Please note that I am not saying that I have all the answers. In fact, I am still fairly new to the game. But I want to share what information I have gleaned while it is fresh in my mind. I am about a year into the game (having signed my first contract about a year ago now). I think it is important that we share what we have learned and leave the porch light on, so to speak, so that the writers coming behind us can find their way along the path. When I was an aspiring author (and still am, to a large extent), I wondered about what I needed to do, what I needed in my arsenal, and what my day needed to look like. I will try to help you out with those questions as much as I can…
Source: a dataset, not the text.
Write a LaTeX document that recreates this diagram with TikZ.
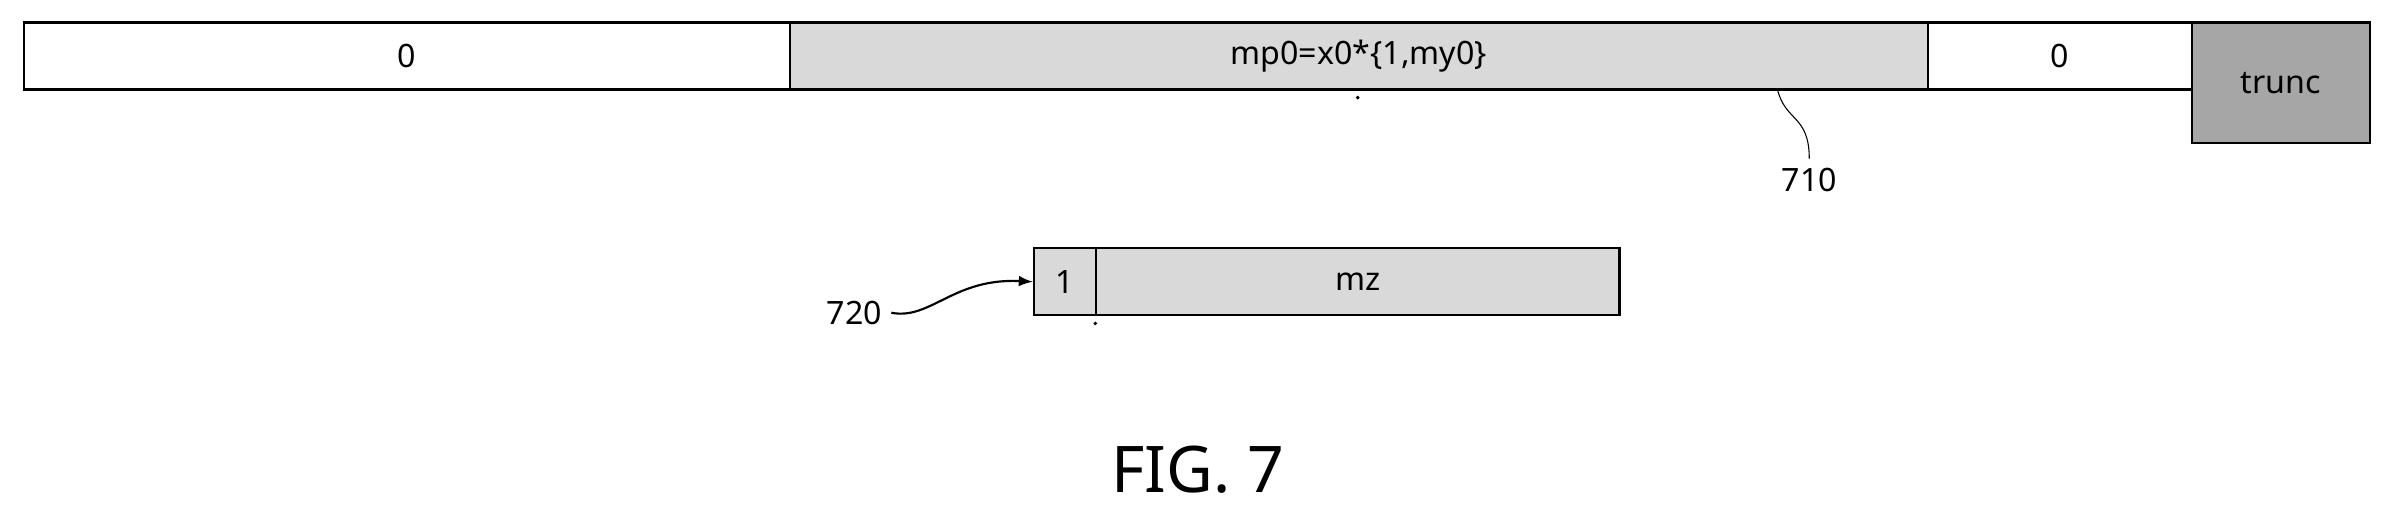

WRITE THE BOOK. First, you need to delve into writing the best book you can. You are likely an aspiring author because you have a story inside of you trying to get out. You have found that inspiration. Get it out on paper. Do what you can to write the best book. This may involve learning how to write. Well how do I learn how to write?
READ BOOKS ABOUT THE CRAFT OF WRITING. Anything by James Scott Bell. Brandilyn Collins is another good one. Some of my favorite books on the craft include “The Emotion Thesaurus” and “Rivet Your Readers With Deep Point of View“. There are tons of books out there on the craft of writing. You just have to get started somewhere.
GO TO CONFERENCES. I cannot say enough about the difference that investing in conferences has made in my writing. Learning from the experts, networking with other writers, having the chance to learn from pitching your work to an agent/editor…these are just a few of the gems that come from going to a good conference. There is likely a conference near you (it may be small, but I recommend starting small). And there are larger conferences in different genres. Before you do go to that conference, invest in Bob Mayer’s “Writer’s Conference Guide: Making the Most of Your Time and Money“. I highly recommend it for first timers.
FIND A CRITIQUE GROUP. If you can, join a writing critique group, even if it’s online. Find a good one. What I mean by that is there should be at least one person in the group that is published. Or else, you may end up in a situation where the blind are leading the blind. Also, some groups can end up tearing down the more talented writers…that’s not what you want. So be on the look-out for that. A good critique group is going to give you feedback, but give it constructively.
MENTOR. As you continue on your journey, see if you can hook up with a mentor. Maybe it will be someone in your critique group who is farther along than you are, maybe it’s someone you come across at a conference. But a mentor is an invaluable resource.
WRITE THE BOOK. Are you still writing that book? Cause that’s what it’s all about. You have to have the book. It’s all about the book.
LEARN ABOUT QUERYING/QUERY. Query Shark is an amazing resource about how to write a query. Also, be mindful to research the agents/publishers you are wanting to submit to, they each have their own submission guidelines. Some will want a cover letter, some won’t. Some want a formal book proposal, some want just sample chapters. Just be mindful and FOLLOW THEIR GUIDELINES to the letter.
BUILD A WEBSITE/BLOG. You need to start building a PLATFORM. I know that sounds like a big, scary word. But, if you plan on marketing (another scary word) your book, you need to have your own website and, probably, a blog. Instead of delving into everything that makes up a platform, I’ll just focus on why you set up a website and blog. You want a place where your fanbase can come and visit you. You do not own Facebook/Twitter. They can change the rules on you in an instant. You do not want to rely on one of these social media outlets to be your only internet presence. So, set up your own website and start a blog. This is one of the best pieces of advice I can give you about platform.
READ OTHER AUTHOR’S BLOGS. Like mine! Another good blog is Jerry Jenkins. He gives wonderful information about writing, in my opinion. I follow 5 blogs every week and make regular comments on these blogs to get involved in these communities. This is a piece of advice my mentor gave to me.
WRITE THE BOOK. In the end, it’s still about the book. These other things are ways to enhance your experience as a writer/author. But, you cannot forget that it is about your idea, your story, your novel. Never lose sight of that. And there will be days when you don’t feel like spending time with your book, editing, revising, or writing. But it is important to spend that time in your work, creating. Just try to make yourself sit down and start working, once the pump is primed, the juices just might start flowing. You won’t know until you try.